Unas’ mortuary temple is located east of his pyramid, as was usual for funerary complexes of the Old Kingdom. Its entrance lies in the east, along the east-west axis of the complex. It was completed and inscribed by Teti, Unas‘ successor, showing that the transition between both reigns went smooth.
Location of Mortuary Temple of Unas
The mortuary temple is on the eastern side of Unas’s pyramid, which lies on the Saqqara plateau, on a line running from the Buried Pyramid of Sekhemkhet to the pyramid of Menkauhor.
Layout
The causeway
Next to the Pyramid Texts, the causeway is the most impressive part of Unas’ funerary complex. With its 750 metres length, it must have been one of the longest pyramid causeways ever constructed, equalled only by the causeway of Kheops at the Giza complex.
The causeway connects the mortuary temple to the Valley temple. It was built in a long Wadi that opened onto a lake east of the pyramid. Some of the blocks used to fill gaps in the wall came from the enclosure of Netjerikhet’s complex, suggesting that by the end of the 5th Dynasty, Netjerikhet’s complex had already fallen into decay.

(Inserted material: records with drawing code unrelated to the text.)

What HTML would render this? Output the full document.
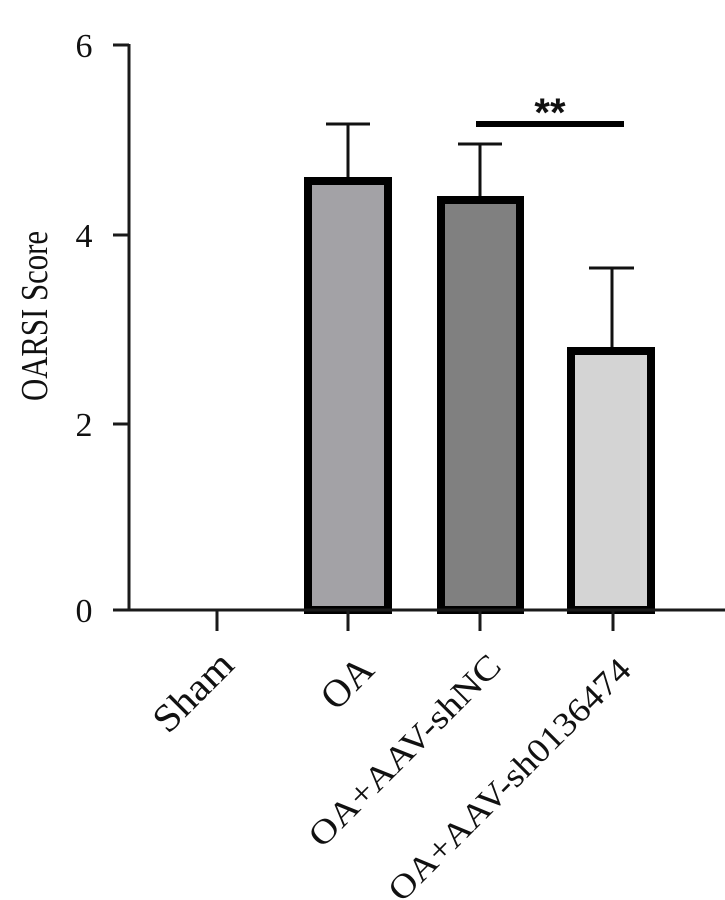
<!DOCTYPE html>
<html><head><meta charset="utf-8"><style>
html,body{margin:0;padding:0;background:#fff;}
svg{display:block;}
text{font-family:"Liberation Serif",serif;fill:#111;}
</style></head><body>
<svg width="725" height="900" viewBox="0 0 725 900" xmlns="http://www.w3.org/2000/svg">
<rect x="308" y="181" width="80" height="429" fill="#a3a2a6" stroke="#000" stroke-width="8"/>
<rect x="441" y="200" width="79" height="410" fill="#808080" stroke="#000" stroke-width="8"/>
<rect x="571" y="351" width="80" height="259" fill="#d4d4d4" stroke="#000" stroke-width="8"/>
<g stroke="#111" stroke-width="3" fill="none">
<line x1="348" y1="177" x2="348" y2="124"/><line x1="326" y1="124" x2="370" y2="124"/>
<line x1="480" y1="196" x2="480" y2="144"/><line x1="458" y1="144" x2="502" y2="144"/>
<line x1="612" y1="347" x2="612" y2="268"/><line x1="589" y1="268" x2="634" y2="268"/>
</g>
<rect x="476" y="121" width="148" height="6" fill="#000"/>
<text x="550" y="126" font-weight="bold" font-size="40" text-anchor="middle" style="font-family:'Liberation Sans',sans-serif">**</text>
<g stroke="#1a1a1a" stroke-width="3" fill="none">
<line x1="129" y1="44" x2="129" y2="611"/>
<line x1="127" y1="610" x2="725" y2="610"/>
<line x1="113" y1="45" x2="129" y2="45"/>
<line x1="113" y1="235" x2="129" y2="235"/>
<line x1="113" y1="424" x2="129" y2="424"/>
<line x1="113" y1="610" x2="129" y2="610"/>
<line x1="217" y1="610" x2="217" y2="631"/>
<line x1="348" y1="610" x2="348" y2="631"/>
<line x1="480" y1="610" x2="480" y2="631"/>
<line x1="613" y1="610" x2="613" y2="631"/>
</g>
<g font-size="34" text-anchor="middle">
<text x="84" y="57">6</text>
<text x="84" y="247">4</text>
<text x="84" y="436">2</text>
<text x="84" y="622">0</text>
</g>
<text transform="translate(47,316) rotate(-90)" font-size="38" text-anchor="middle" textLength="170" lengthAdjust="spacingAndGlyphs">OARSI Score</text>
<g text-anchor="end">
<text transform="translate(236,667) rotate(-45)" font-size="39" textLength="96" lengthAdjust="spacingAndGlyphs">Sham</text>
<text transform="translate(376,672) rotate(-45)" font-size="39">OA</text>
<text transform="translate(503,668) rotate(-45)" font-size="34" textLength="256" lengthAdjust="spacingAndGlyphs">OA+AAV-shNC</text>
<text transform="translate(633,672) rotate(-45)" font-size="34" textLength="327" lengthAdjust="spacingAndGlyphs">OA+AAV-sh0136474</text>
</g>
</svg>
</body></html>
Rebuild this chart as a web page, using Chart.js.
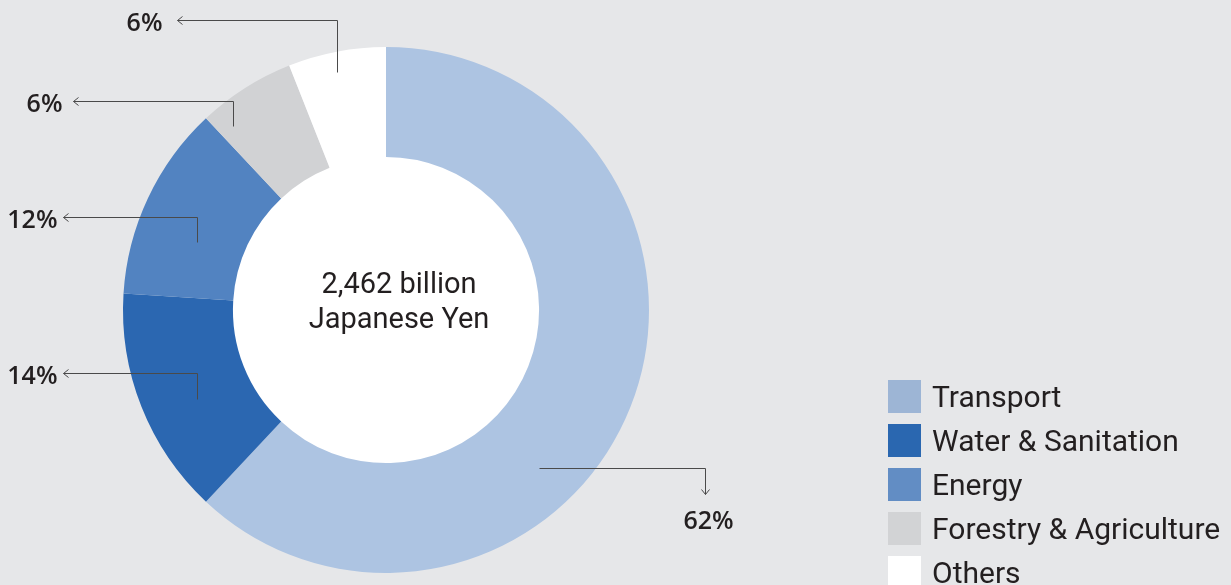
<!DOCTYPE html>
<html>
<head>
<meta charset="utf-8">
<script src="https://cdn.jsdelivr.net/npm/chart.js@4"></script>
<style>
  html, body { margin: 0; padding: 0; background: #e6e7e9; }
  #wrap { width: 1231px; height: 585px; position: relative; }
</style>
</head>
<body>
<div id="wrap"><canvas id="FundChart"></canvas></div>
<script>
var sectors = ['Transport', 'Water & Sanitation', 'Energy', 'Forestry & Agriculture', 'Others'];
var shares = [62, 14, 12, 6, 6];
var sliceColors = ['#adc4e2', '#2b67b1', '#5283c1', '#d1d2d4', '#ffffff'];
var legendColors = ['#9db5d5', '#2a67b0', '#628dc4', '#d2d3d5', '#ffffff'];
var centerLines = ['2,462 billion', 'Japanese Yen'];

// leader lines: start point as angle (deg, clockwise from top) and fraction of outer radius
var callouts = [
    { angle: 135.9, r: 0.837, dir: 'right', run: 166, rise: 26, gap: 0 },
    { angle: 244.8, r: 0.795, dir: 'left', run: 134, rise: 26, gap: 6 },
    { angle: 289.8, r: 0.764, dir: 'left', run: 134, rise: 25, gap: 6 },
    { angle: 320.3, r: 0.909, dir: 'left', run: 160, rise: 25, gap: 11 },
    { angle: 348.4, r: 0.924, dir: 'left', run: 160, rise: 52, gap: 15 }
];

var extras = {
    id: 'extras',
    beforeDatasetsDraw: function (chart) {
        // white hole in the middle of the ring
        var arc = chart.getDatasetMeta(0).data[0];
        var c = chart.ctx;
        c.save();
        c.fillStyle = '#ffffff';
        c.beginPath();
        c.arc(arc.x, arc.y, arc.innerRadius + 1, 0, Math.PI * 2);
        c.fill();
        c.restore();
    },
    afterDraw: function (chart) {
        var c = chart.ctx;
        var arc = chart.getDatasetMeta(0).data[0];
        var cx = arc.x, cy = arc.y, R = arc.outerRadius;
        c.save();

        // centre text
        c.fillStyle = '#231f20';
        c.font = '29px Roboto';
        c.textAlign = 'center';
        c.textBaseline = 'alphabetic';
        c.fillText(centerLines[0], cx + 13, cy - 17);
        c.fillText(centerLines[1], cx + 13, cy + 18);

        // callouts
        c.strokeStyle = '#4a4a4a';
        c.lineWidth = 1;
        c.font = '600 25px "Open Sans"';
        callouts.forEach(function (o, i) {
            var a = (o.angle - 90) * Math.PI / 180;
            var x0 = Math.round(cx + o.r * R * Math.cos(a)) + 0.5;
            var y0 = Math.round(cy + o.r * R * Math.sin(a)) + 0.5;
            var txt = shares[i] + '%';
            c.beginPath();
            if (o.dir === 'left') {
                var y1 = y0 - o.rise, x1 = x0 - o.run;
                c.moveTo(x0, y0); c.lineTo(x0, y1); c.lineTo(x1, y1);
                c.moveTo(x1 + 5, y1 - 4); c.lineTo(x1, y1); c.lineTo(x1 + 5, y1 + 4);
                c.stroke();
                c.textAlign = 'right';
                c.textBaseline = 'middle';
                c.fillText(txt, x1 - o.gap, y1 + 3);
            } else {
                var x2 = x0 + o.run, y2 = y0 + o.rise;
                c.moveTo(x0, y0); c.lineTo(x2, y0); c.lineTo(x2, y2);
                c.moveTo(x2 - 4, y2 - 5); c.lineTo(x2, y2); c.lineTo(x2 + 4, y2 - 5);
                c.stroke();
                c.textAlign = 'center';
                c.textBaseline = 'middle';
                c.fillText(txt, x2 + 3, y2 + 27);
            }
        });

        // legend
        c.font = '30px Roboto';
        c.textAlign = 'left';
        c.textBaseline = 'middle';
        sectors.forEach(function (s, i) {
            var top = 380 + i * 44;
            c.fillStyle = legendColors[i];
            c.fillRect(888, top, 33, 33);
            c.fillStyle = '#231f20';
            c.fillText(s, 932, top + 19);
        });
        c.restore();
    }
};

var ctx = document.getElementById('FundChart').getContext('2d');
var fundChart = new Chart(ctx, {
    type: 'doughnut',
    data: {
        labels: sectors,
        datasets: [{
            label: 'Share',
            data: shares,
            backgroundColor: sliceColors,
            borderWidth: 0
        }]
    },
    options: {
        responsive: true,
        maintainAspectRatio: false,
        animation: false,
        cutout: '58.2%',
        layout: { padding: { left: 123, right: 582, top: 47, bottom: 12 } },
        plugins: {
            legend: { display: false },
            tooltip: { enabled: false }
        }
    },
    plugins: [extras]
});
</script>
</body>
</html>
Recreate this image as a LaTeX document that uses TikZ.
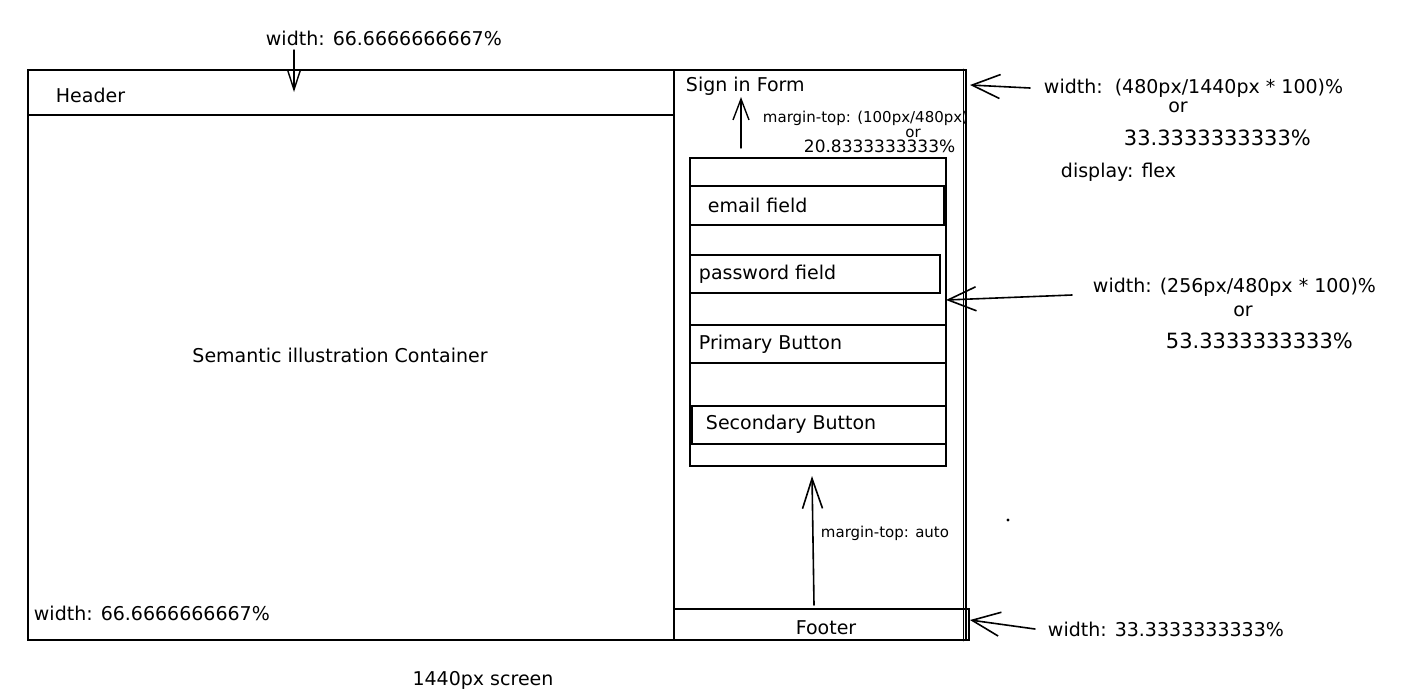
\documentclass[tikz,border=0pt]{standalone}
\usepackage{fontspec}
\setmainfont{DejaVu Sans}
\usetikzlibrary{arrows.meta,positioning}

\begin{document}
\begin{tikzpicture}[x=1pt, y=-1pt, line width=1.9pt, line cap=round,
    >={Straight Barb[length=28pt,width=24pt]},
    box/.style={draw, rectangle, inner sep=0pt, anchor=north west},
    row/.style={box, line width=1.5pt},
    hand/.style={font=\fontsize{19}{22}\selectfont, inner sep=0pt},
    small/.style={font=\fontsize{15}{17}\selectfont, inner sep=0pt},
    big/.style={font=\fontsize{21}{24}\selectfont, inner sep=0pt}]
    \useasboundingbox (0,0) rectangle (1407,697);

    % 左侧容器与页眉
    \node[box, minimum width=646pt, minimum height=570pt] (main) at (27,69) {};
    \node[box, minimum width=646pt, minimum height=45pt] (header) at (27,69) {};
    \node[hand, anchor=west] (headertxt) at (55,95) {Header};
    \node[hand] (maintxt) at (340,355) {Semantic illustration Container};
    \node[hand, anchor=west] (mainw) at (33,613) {width: 66.6666666667\%};
    \node[hand, anchor=west] (topw) at (265,38) {width: 66.6666666667\%};
    \coordinate (topstart) at (294,50);
    \coordinate (toptip) at (294,92);
    \draw[->, line width=1.4pt, >={Straight Barb[length=20pt,width=13pt]}] (topstart) -- (toptip);
    \node[hand] (screentxt) at (483,680) {1440px screen};

    % 右侧容器
    \node[box, minimum width=292pt, minimum height=570pt] (side) at (673,69) {};
    \draw[line width=1pt] ([xshift=-3.5pt]side.north east) -- ([xshift=-3.5pt]side.south east);
    \node[hand, anchor=west] (signtxt) at (685,86) {Sign in Form};
    \node[box, minimum width=295pt, minimum height=31pt] (footer) at (673,608) {};
    \node[hand] (footertxt) at (826,628) {Footer};

    % 表单
    \node[box, minimum width=256pt, minimum height=308pt] (form) at (689,157) {};
    \node[row, minimum width=254pt, minimum height=39pt] (email) at (689,185) {};
    \node[row, minimum width=250pt, minimum height=38pt] (password) at (689,254) {};
    \node[row, minimum width=256pt, minimum height=38pt] (primary) at (689,324) {};
    \node[row, minimum width=254pt, minimum height=38pt] (secondary) at (691,405) {};
    \node[hand, anchor=west] (emailtxt) at (707,205) {email field};
    \node[hand, anchor=west] (passtxt) at (698,274) {password field};
    \node[hand, anchor=west] (primtxt) at (698,344) {Primary Button};
    \node[hand, anchor=west] (sectxt) at (705,424) {Secondary Button};

    % margin-top 标注
    \coordinate (mtstart) at (741,148);
    \coordinate (mttip) at (741,97);
    \draw[->, line width=1.4pt, >={Straight Barb[length=21pt,width=16pt]}] (mtstart) -- (mttip);
    \node[small, anchor=west] (mttxt) at (762,118) {margin-top: (100px/480px)};
    \node[small] (mtor) at (913,133) {or};
    \node[hand, font=\fontsize{17}{20}\selectfont, anchor=west] (mtval) at (803,146) {20.8333333333\%};

    \coordinate (autostart) at (814,605);
    \coordinate (autotip) at (812,476);
    \draw[->, line width=1.6pt, >={Straight Barb[length=30pt,width=20pt]}] (autostart) -- (autotip);
    \node[small, anchor=west] (autotxt) at (820,533) {margin-top: auto};

    % 右侧宽度标注
    \node[hand, anchor=west] (sidew) at (1043,88) {width:\ \ (480px/1440px * 100)\%};
    \node[hand] (sideor) at (1178,107) {or};
    \node[big, anchor=west] (sideval) at (1123,138) {33.3333333333\%};
    \node[hand, anchor=west] (flextxt) at (1060,172) {display: flex};
    \coordinate (sidetip) at (970,85);
    \draw[->, line width=1.6pt] ([xshift=-13pt]sidew.west) -- (sidetip);

    \node[hand, anchor=west] (formw) at (1092,287) {width: (256px/480px * 100)\%};
    \node[hand] (formor) at (1243,311) {or};
    \node[big, anchor=west] (formval) at (1165,341) {53.3333333333\%};
    \coordinate (formstart) at (1072,295);
    \coordinate (formtip) at (946,300);
    \draw[->, line width=1.6pt] (formstart) -- (formtip);

    \node[hand, anchor=west] (footw) at (1047,629) {width: 33.3333333333\%};
    \coordinate (foottip) at (970,620);
    \draw[->, line width=1.6pt] ([xshift=-12pt]footw.west) -- (foottip);

    % 小点
    \fill (1008,520) circle (1.6pt);
\end{tikzpicture}
\end{document}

Only bits and pieces of the original decoration of the inner walls of the roofed causeway have been found. They can merely hint at the diversity of scenes that covered the causeway.
Part of the decoration appears to have been dedicated to the representation of the building of the funerary complex: the transport by boat of the granite palm columns for the mortuary temple and artisans working gold or copper.
Another part represented the usual offering scenes, labourers working on the fields, harvesting grain or gathering figs and honey. The traditional offering bearers are present and carry the rich produce of the estate into the temple.
Other scenes include battles with enemies and representations of wild animals. One scene on the causeway’s walls has puzzled many generations of Egyptologists: it shows a person emaciated by famine. Some believe this refers to an actual famine in Egypt during Unas’ reign. If, however, this is the case, this would be a rare example of a historical event -a adverse historical event!- to have been represented in a royal mortuary complex. Others believe that it described a famine that occurred outside of Egypt. It is also possible that this scene is part of the set of scenes representing Egypt’s enemies.
Considering the nature of Wadi, the causeway bends twice to the south to connect the Valley temple with the mortuary temple. At the uppermost bend, two boat pits, each 45 metres long, have been found immediately to the south of the causeway.
Mortuary Temple
At the end of the causeway was a large hall leading to a pillared open court surrounded by magazine chambers. This was immediately adjacent to the eastern side of the pyramid, surrounded by an enclosure wall defining the sacred space. The court directed to the mortuary temple proper, which housed statues of the king and where the offerings to the deceased took place.
The sixteen columns in this court had palm-leave-shaped capitals. Some magazines were to the north and south of the court and the entrance hall. These could only be entered by the traverse corridor behind the open court that separated the front from the inner temple.
A door in the centre of the traverse corridor and along the east-west axis of the temple opens onto the five statue niches that once contained statues of the king. To the north of these niches are some different magazines. To the south is a door that opens onto a small room; to the east is the small square antechamber. The roof of this antechamber was once supported by a single pillar made of red quartzite from Gebel Ahmar near Heliopolis, a hard stone associated with the solar cult.
The actual sanctuary of the temple lies to the northwest of the antechamber, again along the complex’s east-west axis. It contained a false granite door in front of which the daily offerings for the king were deposited. Surrounding it are some other magazines.
At the southeast corner of the enclosure was a small satellite pyramid for the king’s Ka. The pyramid’s internal chambers were entered in 1881 by Gaston Maspero, who thus discovered the pyramid texts. The burial chamber housed nothing but a black greywacke sarcophagus sunk into the floor and a canopic chest. The sarcophagus proved to contain scattered bones, which may belong to Unas.